M.B.: We usually choose from a group of artist and musician friends, a very diverse bunch. During the walk at ArCuB, artist Daniel Djamo came up with a story about migration, a monolgue from one of his films that we played in the Vilacrosse passage. At WASP, there was someone playing tibetane bowls and we had Cătălin Milea from the band Timpuri Noi on saxophone. And on every tour we walk around with portable stereo…
…oh, some sort of Bucharest ghetto blasters?
M.B.: Ahaha, indeed!
Speaking of Bucharest, a place full of all sorts of extremes that a lot of people view as a hostile, noisy and polluted environment, what is your relationship with the city?
M.B.: I think that through these walks we managed to rediscover the city and get closer to it. It’s something very personal; you work with your emotional memory, you accept it as the place of your childhood and later you discover that you can work with it in many different ways.

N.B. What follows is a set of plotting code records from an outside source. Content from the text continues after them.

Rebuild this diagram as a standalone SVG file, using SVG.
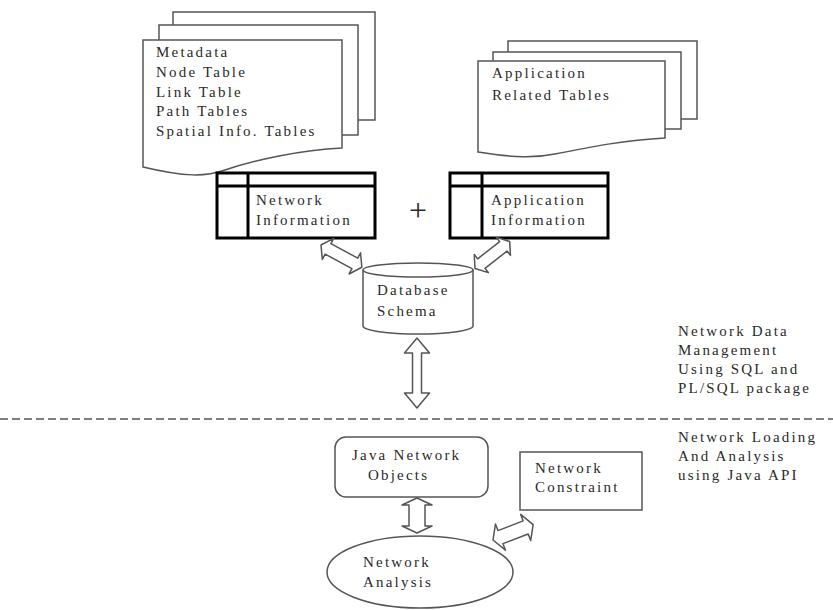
<svg xmlns="http://www.w3.org/2000/svg" width="833" height="610" viewBox="0 0 833 610">
  <style>
    .bg { fill: #ffffff; }
    .page { fill: #ffffff; stroke: #555555; stroke-width: 1.5; }
    .shape { fill: #ffffff; stroke: #555555; stroke-width: 1.5; }
    .table { fill: #ffffff; stroke: #000000; stroke-width: 3; }
    .tline { fill: none; stroke: #000000; stroke-width: 3; }
    .barrow { fill: #ffffff; stroke: #555555; stroke-width: 1.5; stroke-linejoin: round; }
    .divider { fill: none; stroke: #555555; stroke-width: 1.5; stroke-dasharray: 8 4; }
    text { font-family: "Liberation Serif", "Times New Roman", serif; font-size: 15px; fill: #2a2a2a; letter-spacing: 2.2px; }
    .plus { font-size: 32px; letter-spacing: 0; }
  </style>

  <rect class="bg" x="0" y="0" width="833" height="610"/>

  <!-- Stack of network table documents -->
  <g id="network-tables">
    <rect class="page" x="173" y="12" width="202" height="108"/>
    <rect class="page" x="159" y="25" width="199" height="110"/>
    <path class="page" d="M143,40 H342 V148 C300,150 255,160 225,170 C205,177 185,177 143,167 Z"/>
    <text x="156" y="57">Metadata</text>
    <text x="156" y="77">Node Table</text>
    <text x="156" y="96.5">Link Table</text>
    <text x="156" y="116">Path Tables</text>
    <text x="156" y="135.5">Spatial Info. Tables</text>
  </g>

  <!-- Stack of application table documents -->
  <g id="application-tables">
    <rect class="page" x="508" y="41" width="189" height="78"/>
    <rect class="page" x="493" y="52" width="188" height="77"/>
    <path class="page" d="M478,61 H665 V138 C625,140 590,147 555,154 C535,158 515,158 478,152 Z"/>
    <text x="492" y="78">Application</text>
    <text x="492" y="100">Related Tables</text>
  </g>

  <!-- Network information table -->
  <g id="network-information">
    <rect class="table" x="217" y="173" width="158" height="65"/>
    <line class="tline" x1="217" y1="186" x2="375" y2="186"/>
    <line class="tline" x1="248" y1="173" x2="248" y2="238"/>
    <text x="256" y="205">Network</text>
    <text x="256" y="225">Information</text>
  </g>

  <g id="plus-sign">
    <text class="plus" x="418" y="221" text-anchor="middle">+</text>
  </g>

  <!-- Application information table -->
  <g id="application-information">
    <rect class="table" x="450" y="173" width="158" height="65"/>
    <line class="tline" x1="450" y1="186" x2="608" y2="186"/>
    <line class="tline" x1="482" y1="173" x2="482" y2="238"/>
    <text x="491" y="205">Application</text>
    <text x="491" y="225">Information</text>
  </g>

  <!-- Database schema cylinder -->
  <g id="database-schema">
    <path class="shape" d="M363,270 V326 A55,8 0 0 0 473,326 V270"/>
    <ellipse class="shape" cx="418" cy="270" rx="55" ry="7"/>
    <text x="377" y="295">Database</text>
    <text x="377" y="316">Schema</text>
  </g>

  <!-- Section divider -->
  <g id="divider">
    <line class="divider" x1="0" y1="419" x2="833" y2="419"/>
  </g>

  <g id="java-network-objects">
    <rect class="shape" x="335" y="437" width="153" height="60" rx="11" ry="11"/>
    <text x="352" y="460">Java Network</text>
    <text x="368" y="480">Objects</text>
  </g>

  <g id="network-constraint">
    <rect class="shape" x="520" y="452" width="122" height="58"/>
    <text x="535" y="473">Network</text>
    <text x="535" y="492">Constraint</text>
  </g>

  <g id="network-analysis">
    <ellipse class="shape" cx="420" cy="572" rx="93" ry="36"/>
    <text x="363" y="567">Network</text>
    <text x="363" y="587">Analysis</text>
  </g>

  <g id="side-labels">
    <text x="678" y="336">Network Data</text>
    <text x="678" y="355">Management</text>
    <text x="678" y="374">Using SQL and</text>
    <text x="678" y="393">PL/SQL package</text>
    <text x="678" y="442">Network Loading</text>
    <text x="678" y="461">And Analysis</text>
    <text x="678" y="480">using Java API</text>
  </g>

  <!-- Double-headed block arrows -->
  <g id="connectors">
    <polygon class="barrow" transform="translate(321,245) rotate(28.6)"
      points="0,0 8,-12 8,-6 38.5,-6 38.5,-12 46.5,0 38.5,12 38.5,6 8,6 8,12"/>
    <polygon class="barrow" transform="translate(475,268.5) rotate(-38)"
      points="0,0 8,-11.5 8,-6 36,-6 36,-11.5 44,0 36,11.5 36,6 8,6 8,11.5"/>
    <polygon class="barrow" transform="translate(417,338) rotate(90)"
      points="0,0 15,-12.5 15,-4.5 55,-4.5 55,-12.5 70,0 55,12.5 55,4.5 15,4.5 15,12.5"/>
    <polygon class="barrow" transform="translate(417,498) rotate(90)"
      points="0,0 7,-15 7,-8 28,-8 28,-15 35,0 28,15 28,8 7,8 7,15"/>
    <polygon class="barrow" transform="translate(493,540) rotate(-21)"
      points="0,0 8,-14 8,-7 35,-7 35,-14 43,0 35,14 35,7 8,7 8,14"/>
  </g>
</svg>
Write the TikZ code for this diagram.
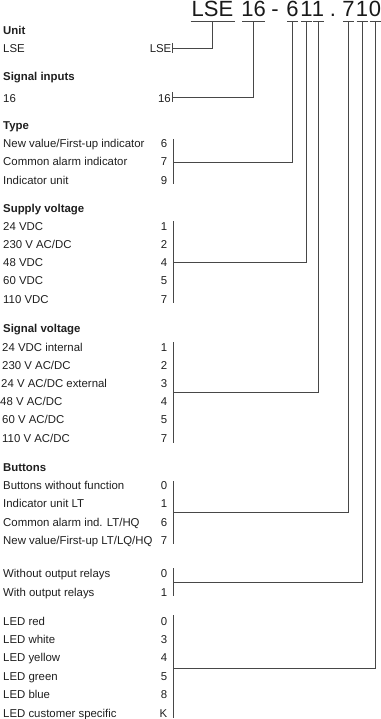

I feel that it’s a place full of opportunities, with a lot of things still left to discover. I believe that we’re being fed this image of the city as a hostile environment and people are just being influenced and react to this rather than trusting their own sensations. We’re being aggressed by our own frustrations, focusing on what happens to us and our worries, projecting this onto the environment.
A sound engineer friend of mine recently came to visit Bucharest and told me it was one of the most calm capitals he’s been to.
What sort of feedback did you get from the participants after the walks?
M.B.: We had very surprising and positive reactions: the people involved were always quite amazed and had many unexpected reactions, describing a feeling of peace at the end.
The strongest feedback was during our ArCuB walk, where we had a lot of new and unknown participants that renewed our belief in the importance of this project. The thought of walks in silence could seem difficult, but if you accept it, the result is surprising. Many of them described the experience as a meditation.
How do you choose the participants? What kind of people show up after an open call?
M.B.: We have a mix of friends and new people every time, but lately I’ve been pleasantly surprised to see more and more fresh faces. There is also a great deal of people who come back for other walks too!
From what I’m hearing the people who do the walks seem happy; but what is the reaction of the people you meet along the way? Have you ever had any unpleasant reactions?
M.B.: Yes. Once we were in the English passage and our friend Mehdi Aminian was playing the pan flute when the ladies upstairs threw a bucket of water over us! This has been our only major incident, people don’t really interact with us in general.
D.G.: Despite being in a public space, destined for circulation, people took some sort of ownership of this passage, seeing it as their courtyard that belongs to them entirely. I feel that this sort of publicat-private dynamic is very important for a city like Bucharest.
Disgruntled local housewives aside, I have the feeling that the interest for sound walks seems to manifest especially amongst women: Janet Cardiff, Hildegarde Westerkamp, Adrien Piper etc. Why do you think this happens, despite other sound fields dominated by men?
M.B.: I think it may have something to do with a sort of female empathy – we’re more intuitive, more careul in general. Women feel the need to work with the city and public space differently, less intrusively. It’s probably also a question of being meticulous, patient: through these walks and observations you have the feeling of cross-stitching the city.
You have already 5 years of doing the walks; what other projects do you have planned for the future?
M.B.: At this moment we’re preparing for a workshop during a film festival for people interested in working with sound differently. Then we’ll have to see what the city brings to us!
Thank you so much Daria and Maria! Any last thoughts?
M.B.+D.G.: Thank you Andra! We would also like to thank all photographers who accompanied us during our walks!